Medical Shocker: Doctors Often Prescribe Placebos
The medical use of placebos, or inert substances or treatments designed to have no therapeutic value, in clinical trials is vital to the development of new drugs and treatments.
However, the misuse of placebos opens complex bioethical issues not easily resolvable, such as denying patients what might be the best available, albeit unproven, treatment. Prescribing a placebo to a patient not involved in a clinical trial also seems to violate the Hippocratic Oath.
Placebos can affect how patients perceive their conditions. It provokes the body's chemical processes for relieving pain and a few other symptoms, a result called the placebo effect. There are inert and active placebos. Common inert placebos include inert tablets like sugar pills and inert injections like saline.

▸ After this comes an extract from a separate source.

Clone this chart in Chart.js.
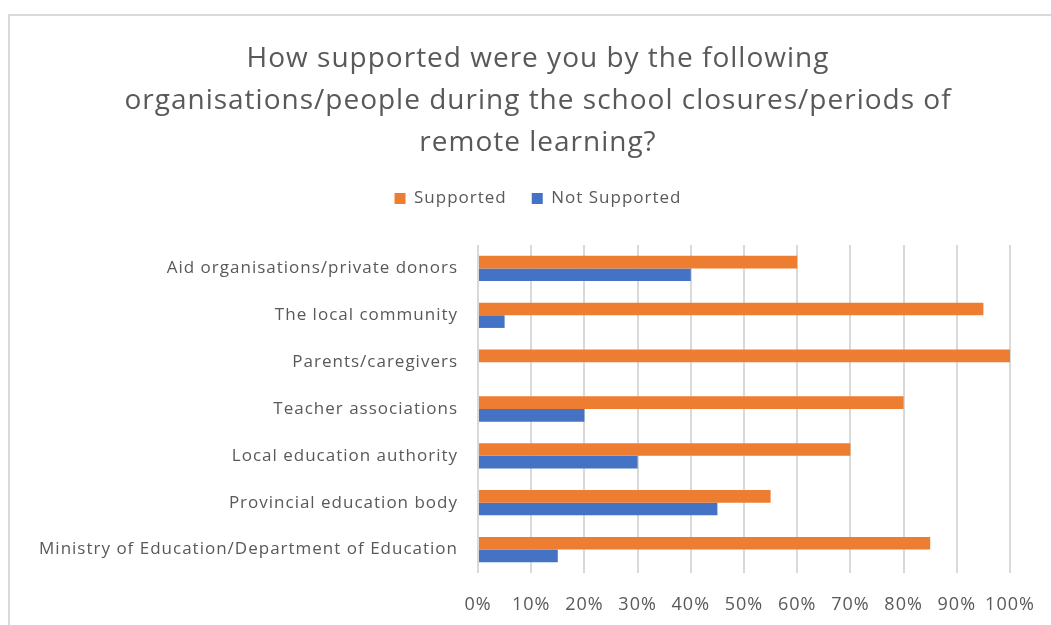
<!DOCTYPE html>
<html>
<head>
<meta charset="utf-8">
<script src="https://cdn.jsdelivr.net/npm/chart.js@4"></script>
<style>
  html, body { margin: 0; padding: 0; background: #fff; }
  #wrap { position: relative; width: 1051px; height: 625px; overflow: hidden; }
  #frame { position: absolute; left: 8px; top: 14px; width: 1200px; height: 800px; border: 2px solid #d9d9d9; }
  canvas { position: absolute; left: 0; top: 0; }
</style>
</head>
<body>
<div id="wrap">
  <div id="frame"></div>
  <canvas id="chart" width="1051" height="625"></canvas>
</div>
<script>
(function () {
  'use strict';

  const titleLines = [
    'How supported were you by the following',
    'organisations/people during the school closures/periods of',
    'remote learning?'
  ];
  const categories = [
    'Aid organisations/private donors',
    'The local community',
    'Parents/caregivers',
    'Teacher associations',
    'Local education authority',
    'Provincial education body',
    'Ministry of Education/Department of Education'
  ];
  const supported = [60, 95, 100, 80, 70, 55, 85];
  const notSupported = [40, 5, 0, 20, 30, 45, 15];

  const textColor = '#595959';
  const fontFamily = '"Open Sans", "Noto Sans", sans-serif';

  // the original text is set a bit wider than Open Sans, widen it a little
  const spacing = {
    id: 'spacing',
    beforeLayout(chart) { chart.ctx.letterSpacing = '1px'; },
    beforeDraw(chart) { chart.ctx.letterSpacing = '1px'; }
  };

  // title and legend are centred on the framed box, which starts further right
  const headerShift = {
    id: 'headerShift',
    afterLayout(chart) {
      if (chart.titleBlock) chart.titleBlock.left = 66;
      if (chart.legend) chart.legend.left = 66;
    }
  };

  const ctx = document.getElementById('chart').getContext('2d');
  new Chart(ctx, {
    type: 'bar',
    data: {
      labels: categories,
      datasets: [{
        label: 'Supported',
        data: supported,
        backgroundColor: '#ED7D31',
        categoryPercentage: 0.54,
        barPercentage: 1.0
      }, {
        label: 'Not Supported',
        data: notSupported,
        backgroundColor: '#4472C4',
        categoryPercentage: 0.54,
        barPercentage: 1.0
      }]
    },
    plugins: [spacing, headerShift],
    options: {
      indexAxis: 'y',
      responsive: false,
      animation: false,
      layout: { padding: { left: 0, right: 41, top: 0, bottom: 0 } },
      scales: {
        x: {
          min: 0,
          max: 100,
          ticks: {
            stepSize: 10,
            color: textColor,
            padding: 21,
            maxRotation: 0,
            minRotation: 0,
            autoSkip: false,
            font: { family: fontFamily, size: 18 },
            callback: v => v + '%'
          },
          grid: { color: '#d9d9d9', lineWidth: 2, drawTicks: false },
          border: { display: false },
          afterFit: s => { s.height = 52; s.paddingLeft = 0; s.paddingRight = 0; }
        },
        y: {
          ticks: {
            color: textColor,
            padding: 20,
            font: { family: fontFamily, size: 17 }
          },
          grid: { display: false, drawTicks: false },
          border: { display: false },
          afterFit: s => { s.width = 478; }
        }
      },
      plugins: {
        title: {
          display: true,
          text: titleLines,
          color: textColor,
          padding: { top: 38, bottom: 1 },
          font: { family: fontFamily, size: 28, weight: 'normal', lineHeight: 1.5 }
        },
        subtitle: {
          // empty spacer between legend and plot
          display: true,
          text: ' ',
          weight: 500,
          padding: { top: 0, bottom: 17 },
          font: { size: 10, lineHeight: 1.1 }
        },
        legend: {
          display: true,
          position: 'top',
          labels: {
            color: textColor,
            boxWidth: 11,
            boxHeight: 11,
            padding: 25,
            font: { family: fontFamily, size: 17 }
          }
        },
        tooltip: { enabled: false }
      }
    }
  });
})();
</script>
</body>
</html>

On the other hand, active placebos are treatments that might affect the body but don't do anything specifically for their patient’s medical condition. It's like prescribing an antibiotic for a cold virus.
It seems many doctors have used a placebo at one time or another in their practice. A published new survey conducted in Australia found 39 percent of doctors admitting they had prescribed an inert placebo at least once in their careers. About 75 percent also reported they had given out an active placebo once in their careers. Of this percentage, 40 percent said they did so routinely, at least once a month.

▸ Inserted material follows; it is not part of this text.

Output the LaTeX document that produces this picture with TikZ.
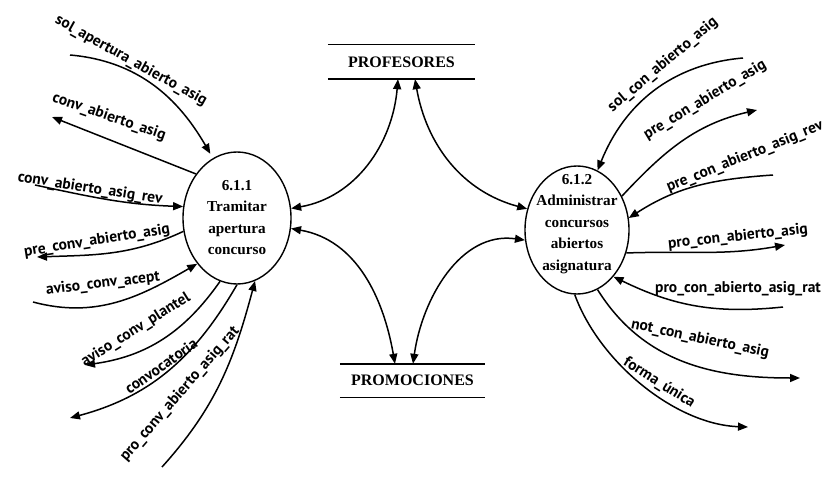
\documentclass[tikz,border=0pt]{standalone}
\usepackage{fontspec}
\setmainfont{Liberation Serif}
\newfontfamily\flowfont{PT Sans}
\usetikzlibrary{arrows.meta,shapes.geometric}

\begin{document}
\begin{tikzpicture}[x=1pt,y=1pt,
  tip/.tip={Triangle[length=10pt,width=8pt]},
  proc/.style={ellipse, draw, line width=1.4pt, inner sep=0pt},
  proctext/.style={font=\bfseries\fontsize{15.2}{21.5}\selectfont, align=center, inner sep=0pt},
  store/.style={font=\bfseries\fontsize{16}{18}\selectfont, inner sep=0pt},
  storeline/.style={line width=1.4pt},
  flow/.style={line width=1.5pt, -tip},
  dflow/.style={line width=1.5pt, tip-tip},
  lbl/.style={font=\flowfont\bfseries\fontsize{15.5}{17}\selectfont, inner sep=0pt},
]
\useasboundingbox (0,0) rectangle (832,480);

% processes
\node[proc, minimum width=108pt, minimum height=132pt] (p1) at (237,262) {};
\node[proctext] (p1t) at (237,262.5) {6.1.1\\Tramitar\\apertura\\concurso};
\node[proc, minimum width=104pt, minimum height=128pt] (p2) at (577,250) {};
\node[proctext] (p2t) at (577,256) {6.1.2\\Administrar\\concursos\\abiertos\\asignatura};

% data stores
\node[store, minimum width=147pt, minimum height=34pt] (prof) at (401.5,418) {PROFESORES};
\draw[storeline] (prof.north west) -- (prof.north east) (prof.south west) -- (prof.south east);
\node[store, minimum width=145pt, minimum height=33pt] (promo) at (412.5,99.5) {PROMOCIONES};
\draw[storeline] (promo.north west) -- (promo.north east) (promo.south west) -- (promo.south east);

% store access
\draw[dflow] ([xshift=-3.5pt]prof.south) to[out=-95,in=10] (p1.10);
\draw[dflow] ([xshift=13.5pt]prof.south) to[out=-80,in=165] (p2.157);
\draw[dflow] (p1.-11) to[out=-10,in=100] ([xshift=-17.5pt]promo.north);
\draw[dflow] (p2.191) to[out=172,in=82] ([xshift=0.5pt]promo.north);

% free ends, left
\coordinate (a0) at (70,425);
\coordinate (b1) at (52,363);
\coordinate (c0) at (35,295);
\coordinate (d1) at (37,223);
\coordinate (e0) at (33,178);
\coordinate (f1) at (85,115);
\coordinate (g1) at (70,62);
\coordinate (h0) at (162,13);
% free ends, right
\coordinate (i0) at (743,422);
\coordinate (j1) at (757,370);
\coordinate (k0) at (773,305);
\coordinate (l1) at (785,235);
\coordinate (m0) at (783,173);
\coordinate (n1) at (800,102);
\coordinate (o1) at (748,53);

% flow labels, left
\node[lbl, rotate=-29] (la) at (131,419) {sol\_apertura\_abierto\_asig};
\node[lbl, rotate=-19] (lb) at (109,363) {conv\_abierto\_asig};
\node[lbl, rotate=-9]  (lc) at (90,291) {conv\_abierto\_asig\_rev};
\node[lbl, rotate=9]   (ld) at (97,239) {pre\_conv\_abierto\_asig};
\node[lbl, rotate=7]   (le) at (103,196) {aviso\_conv\_acept};
\node[lbl, rotate=32]  (lf) at (136,150) {aviso\_conv\_plantel};
\node[lbl, rotate=35]  (lg) at (161,114) {convocatoria};
\node[lbl, rotate=49]  (lh) at (180,86) {pro\_conv\_abierto\_asig\_rat};
% flow labels, right
\node[lbl, rotate=40]  (li) at (663,415) {sol\_con\_abierto\_asig};
\node[lbl, rotate=31]  (lj) at (705,380) {pre\_con\_abierto\_asig};
\node[lbl, rotate=22]  (lk) at (745,323) {pre\_con\_abierto\_asig\_rev};
\node[lbl, rotate=6]   (ll) at (738,243) {pro\_con\_abierto\_asig};
\node[lbl]             (lm) at (738,191) {pro\_con\_abierto\_asig\_rat};
\node[lbl, rotate=-12] (ln) at (700,141) {not\_con\_abierto\_asig};
\node[lbl, rotate=-32] (lo) at (659,97) {forma\_única};

% flows, left process
\draw[flow, shorten >=5pt] (a0) to[out=-5,in=120] (p1.112);
\draw[flow] (p1.133) -- (b1);
\draw[flow] (c0) to[out=-12,in=178] (p1.168);
\draw[flow] (p1.194) to[out=205,in=2] (d1);
\draw[flow] (e0) to[out=-15,in=210] (p1.229);
\draw[flow] (p1.255) to[out=235,in=8] (f1);
\draw[flow] (p1.270) to[out=240,in=15] (g1);
\draw[flow] (h0) to[out=48,in=255] (p1.286);
% flows, right process
\draw[flow] (i0) to[out=185,in=68] (p2.71);
\draw[flow] (p2.37) to[out=47,in=193] (j1);
\draw[flow] (k0) to[out=184,in=33] (p2.13);
\draw[flow] (p2.-25) to[out=2,in=190] (l1);
\draw[flow] (m0) to[out=186,in=-26] (p2.-52);
\draw[flow] (p2.-71) to[out=-58,in=180] (n1);
\draw[flow] (p2.-92) to[out=-70,in=178,looseness=0.85] (o1);
\end{tikzpicture}
\end{document}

Of the active placebos, the most popular are antibiotics (42 percent), vitamin and mineral supplements (17 percent) and therapies considered alternative medicine like homeopathy (10 percent).
The survey published in The Australian Journal of General Practice involved more than 130 primary care physicians (also called general practitioners). It asked doctors if they had ever prescribed an inert placebo or an active placebo.
“We already know that doctors and GPs use placebos regularly overseas,” Ben Colagiur, study author and an associate professor of psychology at the University of Sydney, said.
The study said there’s a perfectly reasonable place for placebos in medicine. It pointed out health complaints like colds and stomach aches are self-limiting diseases that won't be cured any faster by whatever treatment a person uses.
Placebos can, however, make us feel better during periods of suffering. That’s why scientists have to test any new treatment against a comparable placebo to ensure it’s having an added effect not caused by chance.
The Australian study broadly came to the same conclusion as a 2008 study of internists and rheumatologists in the U.S. The American study found close to half of these physicians regularly prescribed placebos.
A 2012 study of German doctors found 88 percent had used placebos with their patients at least once. German doctors most often used active placebos. A 2013 study in the United Kingdom found 97 percent of doctors had prescribed active placebos at least once in their careers.
Overall, rates of placebo prescribing range from 17 to 80 percent of doctors depending on where and the type of placebo they were asked about.